The biggest indictment of the current system was self-exposed day one.
In the first season of CFP, going into "conference championship week" Ohio State was on the outside looking in. Third ranked (by CFP) TCU beat Iowa St 55-3 and dropped to 6, leaving the door open for OSU. I really am not sure what is more absurd, that TCU's thrashing of their in conference opponent in the conference title game was not sufficient to keep them from dropping more than one spot (which would have kept them in) or that it took some alternative mathematics to allow OSU (who in the playoffs demonstrated that they were clearly better than the three schools selected ahead of them) to join the party. What may be most bizarre is that Baylor (who did not play) somehow jumped TCU in the last ranking
As far as this year goes, when Alabama beat Florida (yes, the Florida who just fired their head coach) in October, they did so because a) Florida missed an extra point after their first touchdown and b) because of that miss, had to go for two late in the game (after their last touchdown) in an attempt to tie the game and did not succeed. It wouldn't be much of a stretch to believe that if the first extra point was not missed, that would have gone into overtime. Would Alabama be any different on the field today if they did in fact need overtime to beat Florida? Would the opinion of Alabama as far as being deserving of a spot in the CFP have taken a hit if that game did go into overtime?

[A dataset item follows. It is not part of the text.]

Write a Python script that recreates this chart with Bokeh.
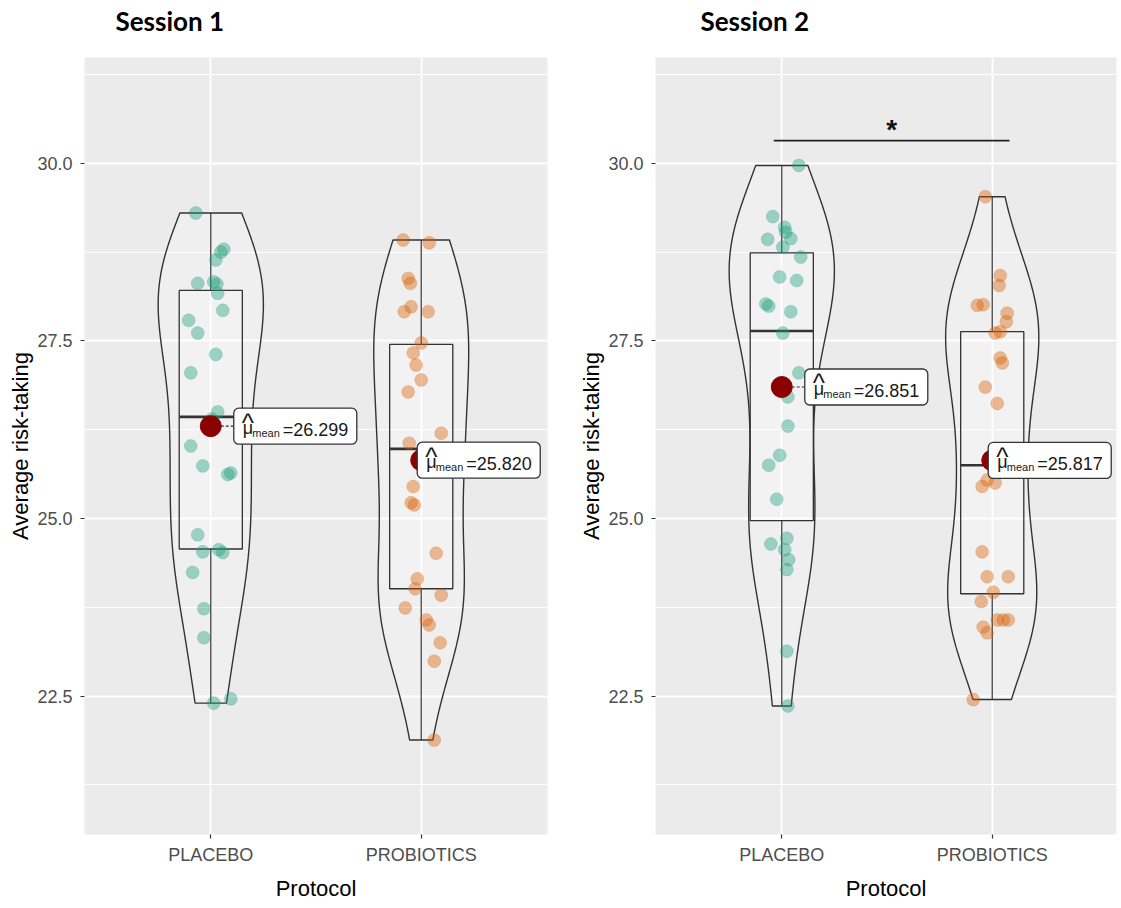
import numpy as np
from bokeh.plotting import figure
from bokeh.layouts import row, column
from bokeh.models import Range1d, FixedTicker, PrintfTickFormatter
from bokeh.core.properties import value
from bokeh.embed import file_html
from bokeh.resources import INLINE

# ---------------- data ----------------
GROUPS = ["PLACEBO", "PROBIOTICS"]
SESSIONS = ["Session 1", "Session 2"]
X_LABEL = "Protocol"
Y_LABEL = "Average risk-taking"

S1_PLACEBO = [29.30, 28.79, 28.75, 28.64, 28.31, 28.33, 28.30, 28.17, 27.93, 27.79,
              27.61, 27.31, 27.05, 26.50, 26.40, 26.02, 25.74, 25.64, 25.62, 24.77,
              24.53, 24.56, 24.52, 24.24, 23.73, 23.32, 22.40, 22.46]
S1_PLACEBO_JIT = [-0.071, 0.062, 0.048, 0.024, -0.062, 0.014, 0.029, 0.033, 0.057, -0.105,
                  -0.062, 0.024, -0.095, 0.033, 0.005, -0.095, -0.038, 0.095, 0.081, -0.062,
                  -0.038, 0.038, 0.057, -0.086, -0.033, -0.033, 0.014, 0.095]

S1_PROBIOTICS = [28.92, 28.88, 28.38, 28.31, 27.98, 27.91, 27.91, 27.47, 27.33, 27.16,
                 26.95, 26.78, 26.20, 26.06, 25.95, 25.85, 25.45, 25.22, 25.19, 24.51,
                 24.15, 24.01, 23.92, 23.74, 23.57, 23.50, 23.25, 22.99, 21.88]
S1_PROBIOTICS_JIT = [-0.086, 0.038, -0.062, -0.052, -0.048, -0.081, 0.033, 0.0, -0.038, -0.024,
                     0.0, -0.062, 0.095, -0.057, 0.020, 0.045, -0.038, -0.048, -0.033, 0.071,
                     -0.019, -0.029, 0.095, -0.076, 0.024, 0.038, 0.090, 0.062, 0.062]

S2_PLACEBO = [29.97, 29.25, 29.10, 29.03, 28.93, 28.94, 28.82, 28.68, 28.40, 28.35,
              28.02, 27.99, 27.91, 27.61, 27.05, 26.71, 26.30, 25.89, 25.75, 25.27,
              24.72, 24.64, 24.56, 24.42, 24.28, 23.13, 22.36]
S2_PLACEBO_JIT = [0.081, -0.043, 0.014, 0.019, -0.067, 0.043, 0.005, 0.090, -0.010, 0.071,
                  -0.076, -0.062, 0.043, 0.005, 0.081, 0.029, 0.029, -0.010, -0.062, -0.024,
                  0.024, -0.052, 0.014, 0.033, 0.024, 0.024, 0.029]

S2_PROBIOTICS = [29.53, 28.42, 28.28, 28.00, 28.01, 27.89, 27.77, 27.63, 27.61, 27.26,
                 27.19, 26.85, 26.62, 25.90, 25.75, 25.54, 25.50, 25.45, 24.53, 24.18,
                 24.18, 23.96, 23.83, 23.57, 23.57, 23.57, 23.47, 23.39, 22.45]
S2_PROBIOTICS_JIT = [-0.033, 0.038, 0.033, -0.071, -0.043, 0.071, 0.067, 0.038, 0.014, 0.038,
                     0.048, -0.033, 0.024, 0.030, 0.060, -0.024, 0.014, -0.048, -0.048, -0.024,
                     0.076, 0.005, -0.052, 0.024, 0.052, 0.076, -0.043, -0.024, -0.090]

MEANS_S1 = [26.299, 25.820]
MEANS_S2 = [26.851, 25.817]
Q1_S1 = [24.57, 24.01]
MED_S1 = [26.43, 25.98]
Q3_S1 = [28.21, 27.45]
Q1_S2 = [24.97, 23.94]
MED_S2 = [27.64, 25.75]
Q3_S2 = [28.74, 27.63]

Y_TICKS = [22.5, 25.0, 27.5, 30.0]
Y_MINOR = [21.25, 23.75, 26.25, 28.75, 31.25]
SIG_S2_X = [0.962, 2.082]
SIG_S2_Y = 30.32
SIG_S2_TEXT = "*"

# ---------------- styles / layout ----------------
COLORS = ["#1B9E77", "#D95F02"]
LINE = "#333333"
FW1, FW2, FH = 463, 461, 777
BL, BR1, BR2, BB, HEAD = 84, 24, 2, 74, 57
Y0, Y1 = 20.55, 31.49
X0 = 0.4
PXU = FW1 / 2.2            # px per x unit
PYU = FH / (Y1 - Y0)       # px per y unit
LABEL_DX = [23, -4]        # label box left edge relative to mean point, px
FONT = value("Liberation Sans")


def kde(vals):
    v = np.asarray(vals, dtype=float)
    n = len(v)
    sd = v.std(ddof=1)
    iqr = np.percentile(v, 75) - np.percentile(v, 25)
    bw = 0.9 * min(sd, iqr / 1.34) * n ** -0.2
    g = np.linspace(v.min(), v.max(), 512)
    d = np.exp(-0.5 * ((g[:, None] - v[None, :]) / bw) ** 2).sum(axis=1) / (n * bw * np.sqrt(2 * np.pi))
    return g, d


def txt(p, x, y, s, size, align="left", style="normal", color="#1a1a1a", font=FONT):
    p.text(x=[x], y=[y], text=[s], text_font=font, text_font_size=size,
           text_font_style=style, text_baseline="middle", text_align=align,
           text_color=color)


def header(title, fw, br, offset):
    # a blank strip above the panel whose frame is aligned with the panel frame
    h = figure(frame_width=fw, frame_height=HEAD, x_range=Range1d(0, fw), y_range=Range1d(HEAD, 0),
               x_axis_type=None, y_axis_type=None, output_backend="svg",
               toolbar_location=None, min_border_left=BL, min_border_right=br,
               min_border_top=0, min_border_bottom=0, outline_line_color=None,
               background_fill_color="white", border_fill_color="white")
    h.grid.visible = False
    txt(h, offset, 20.5, title, "26px", style="bold", color="black", font=value("Lato"))
    return h


def panel(groups_vals, groups_jit, means, q1, med, q3, fw, min_right, sig=False):
    x_end = X0 + fw / PXU
    p = figure(frame_width=fw, frame_height=FH,
               x_range=Range1d(X0, x_end), y_range=Range1d(Y0, Y1),
               output_backend="svg", toolbar_location=None,
               min_border_left=BL, min_border_right=min_right,
               min_border_top=0, min_border_bottom=BB,
               background_fill_color="#EBEBEB", border_fill_color="white",
               outline_line_color=None)

    # axes
    p.xaxis.ticker = FixedTicker(ticks=[1, 2])
    p.xaxis.major_label_overrides = {1: GROUPS[0], 2: GROUPS[1]}
    p.yaxis.ticker = FixedTicker(ticks=Y_TICKS, minor_ticks=Y_MINOR)
    p.yaxis.formatter = PrintfTickFormatter(format="%.1f")
    for ax in (p.xaxis, p.yaxis):
        ax.axis_line_color = None
        ax.major_tick_line_color = LINE
        ax.major_tick_line_width = 1.2
        ax.major_tick_out = 4
        ax.major_tick_in = 0
        ax.minor_tick_line_color = None
        ax.major_label_text_font = "Liberation Sans"
        ax.major_label_text_font_size = "18px"
        ax.major_label_text_color = "#4D4D4D"
        ax.axis_label_text_font = "Liberation Sans"
        ax.axis_label_text_font_size = "22px"
        ax.axis_label_text_font_style = "normal"
        ax.axis_label_text_color = "black"
    p.xaxis.axis_label = X_LABEL
    p.yaxis.axis_label = Y_LABEL
    p.xaxis.major_label_standoff = 6
    p.xaxis.axis_label_standoff = 8
    p.yaxis.major_label_standoff = 8
    p.yaxis.axis_label_standoff = 1

    # grid
    p.xgrid.ticker = FixedTicker(ticks=[1, 2])
    p.xgrid.grid_line_color = "white"
    p.xgrid.grid_line_width = 1.8
    p.ygrid.grid_line_color = "white"
    p.ygrid.grid_line_width = 1.8
    p.ygrid.minor_grid_line_color = "white"
    p.ygrid.minor_grid_line_width = 1.0

    cats = [1, 2]
    # violins (area-scaled, width 0.5)
    dens = [kde(v) for v in groups_vals]
    dmax = max(d.max() for _, d in dens)
    for c, (g, d) in zip(cats, dens):
        half = d / dmax * 0.25
        xs = np.concatenate([c - half, (c + half)[::-1]])
        ys = np.concatenate([g, g[::-1]])
        p.patch(xs, ys, fill_color="white", fill_alpha=0.2,
                line_color=LINE, line_width=1.4)

    # boxes
    vmin = [min(v) for v in groups_vals]
    vmax = [max(v) for v in groups_vals]
    left = [c - 0.15 for c in cats]
    right = [c + 0.15 for c in cats]
    p.segment(x0=cats, y0=q3, x1=cats, y1=vmax, line_color=LINE, line_width=1.2)
    p.segment(x0=cats, y0=q1, x1=cats, y1=vmin, line_color=LINE, line_width=1.2)
    p.quad(left=left, right=right, bottom=q1, top=q3, fill_color="white",
           fill_alpha=0.2, line_color=LINE, line_width=1.3)
    p.segment(x0=left, y0=med, x1=right, y1=med, line_color=LINE, line_width=2.6)

    # points
    for c, vals, jit, col in zip(cats, groups_vals, groups_jit, COLORS):
        p.scatter(x=[c + j for j in jit], y=vals, size=13, fill_color=col,
                  fill_alpha=0.4, line_color=col, line_alpha=0.2)

    # means
    p.scatter(x=cats, y=means, size=21, fill_color="#8B0000", line_color="#8B0000")

    # mean labels
    for c, m, dx in zip(cats, means, LABEL_DX):
        L = c + dx / PXU
        if dx > 0:
            p.segment(x0=[c + 10 / PXU], y0=[m], x1=[L], y1=[m], line_color=LINE,
                      line_width=1.2, line_dash="3 2")
        kw = dict(x=[L + 61.5 / PXU], y=[m], width=123, height=36,
                  width_units="screen", height_units="screen",
                  fill_color="white", line_color=LINE, line_width=1.3)
        try:
            p.rect(border_radius=5, **kw)
        except Exception:
            p.rect(**kw)
        txt(p, L + 9 / PXU, m - 2 / PYU, "\u03bc", "18px")
        txt(p, L + 14 / PXU, m + 3.5 / PYU, "^", "26px", align="center")
        txt(p, L + 18.5 / PXU, m - 7 / PYU, "mean", "11px")
        txt(p, L + 49 / PXU, m - 4 / PYU, "=%.3f" % m, "18px")

    if sig:
        p.segment(x0=[SIG_S2_X[0]], y0=[SIG_S2_Y], x1=[SIG_S2_X[1]], y1=[SIG_S2_Y],
                  line_color="#222222", line_width=1.6)
        txt(p, sum(SIG_S2_X) / 2, SIG_S2_Y + 11 / PYU, SIG_S2_TEXT, "28px",
            align="center", style="bold", color="#111111")
    return p


p1 = panel([S1_PLACEBO, S1_PROBIOTICS], [S1_PLACEBO_JIT, S1_PROBIOTICS_JIT],
           MEANS_S1, Q1_S1, MED_S1, Q3_S1, FW1, BR1)
p2 = panel([S2_PLACEBO, S2_PROBIOTICS], [S2_PLACEBO_JIT, S2_PROBIOTICS_JIT],
           MEANS_S2, Q1_S2, MED_S2, Q3_S2, FW2, BR2, sig=True)
h1 = header(SESSIONS[0], FW1, BR1, 31)
h2 = header(SESSIONS[1], FW2, BR2, 45)

layout = row(column(h1, p1), column(h2, p2))
open("out.html", "w").write(file_html(layout, INLINE))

The thing is, you cannot base it solely on who you believe would win a head to head game as a) the opinion could be wrong (nobody would have selected OSU against Bama the first time around) and b) it is possible that an extremely strong team could have stumbled, messed up or just not cared enough during a game or two during the season and if this is based solely on who you believe would win, there then would be no consequences for said mishap. That goes against the spirit of competition.
My biggest problem with the CFP is that while claiming they want to find an true champion, they are just continuing the subjectivity of the results (disguised as a true playoff) while having eliminated the closest thing to an objective selection (the computer rankings from the BCS) which was eliminated solely because it wasn't gaming the system against non P-5 schools as completely as they wanted.
Cincinnati warranted a lot more consideration for a spot last year than they received and represented well against a very good Georgia squad at year end. The same Georgia is now clearly the most deserving of a spot at this point but Cincinnati, after doing all that it could to date still is at risk of being eliminated, not due to what they did on the field, but rather because they aren't yet a member of a conference that the committee is willing to give a spot to.